Later, in 1964, a section of these guerrillas would develop into the Revolutionary Armed Forces of Colombia (FARC-EP), which initially was considered as the official armed wing of the Communist party. The PCC leadership mostly operated in the cities during the 1960s and 1970s, but it supported the operations of the FARC, regularly holding solidarity and donation rallies for FARC members and units, as well as occasionally providing other forms of aid (supplies, equipment, intelligence, political cadres or ideological literature).

The PCC justified the operations of the guerrillas as the armed component of the fight against capitalism and imperialism in Colombia, while at the same time it continued to participate in legal electoral activities independently. Both activities were considered to have their own place within the so-called "combination of all forms of struggle", a concept often employed by PCC and FARC.

===Moving apart===
Gradually the PCC and FARC-EP grew apart politically, in particular during the later 1980s. Both organizations had their share of internal debates, for example as to which entity would have greater influence and control over the Unión Patriótica (in the end the PCC accepted FARC supremacy in this regard) during its formation, and later on the issue of continuing to participate in elections as the UP suffered violent suppression (the FARC began to separate itself from legal UP activities starting in 1987).

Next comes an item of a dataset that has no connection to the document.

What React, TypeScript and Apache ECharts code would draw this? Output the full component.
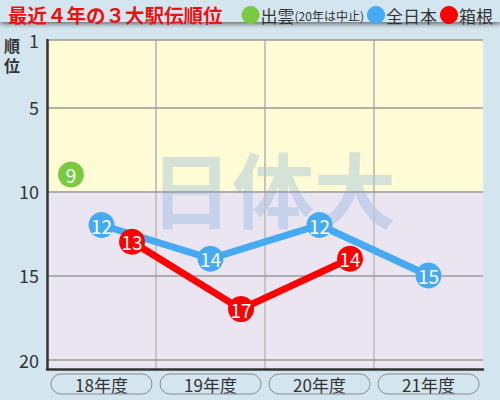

Other disagreements would include that the PCC may have allegedly tended to follow the changes that developed within the official Soviet line during the Cold War, which the FARC-EP did not consider as strictly binding. After the Berlin Wall fell, confusion among the two sides increased. The principle of the "combination of all forms of struggle" was also brought into question at the time by some members of the PCC and UP leadership. The PCC officially broke with the FARC in 1993.

As a result, a separate Clandestine Colombian Communist Party was officially formed in 2000, though some sort of separate FARC-based internal party structure had been in de facto existence during most of the 1990s. Both organizations have remained completely distinct in their activities, though individual members of both parties may have continued to maintain working relationships on occasion.

==Persecution==
During most of its history, the PCC had been the subject of repression and persecution both by private individuals, active and retired government agents and others. The PCC was severely weakened by paramilitary massacres and assassinations from the early 1980s to the mid-1990s.

One of many examples of communist persecution in Colombia was the total prohibition of presumed «communist activities» in the year 1954, which directly affected the Communist Party of Colombia's activities, under the dictatorship of Gustavo Rojas Pinilla. It was ordered under two gubernatorial acts, the Legislative Act n°6 of 1954, which prohibited any «political activity related to international communism» and the Decree n° 434 of 1956, where it declared sentences between 1 to 5 years in prison for actions such as showing any direct support over communist politics, the redaction and/or publication of communist propaganda, between other 5 specific points.

A leading PCC figure, Arturo Díaz García, was assassinated on December 21^{st}, 2005, at the age of 44, in the corregimiento of Toche in the municipality of Ibagué, Tolima. His widow, Gladys Camacho, had stated that he already had been threatened by local paramilitary militia, along with other farmers in the zone a couple months before the tragedy. Supporters of David Ravelo, a member of the PCC's central committee who is serving an 18-year sentence for plotting to murder a municipal official, contend that he is a political prisoner who was prosecuted illegitimately.

Nearly 7,000 communist militants have been killed since the 1980s.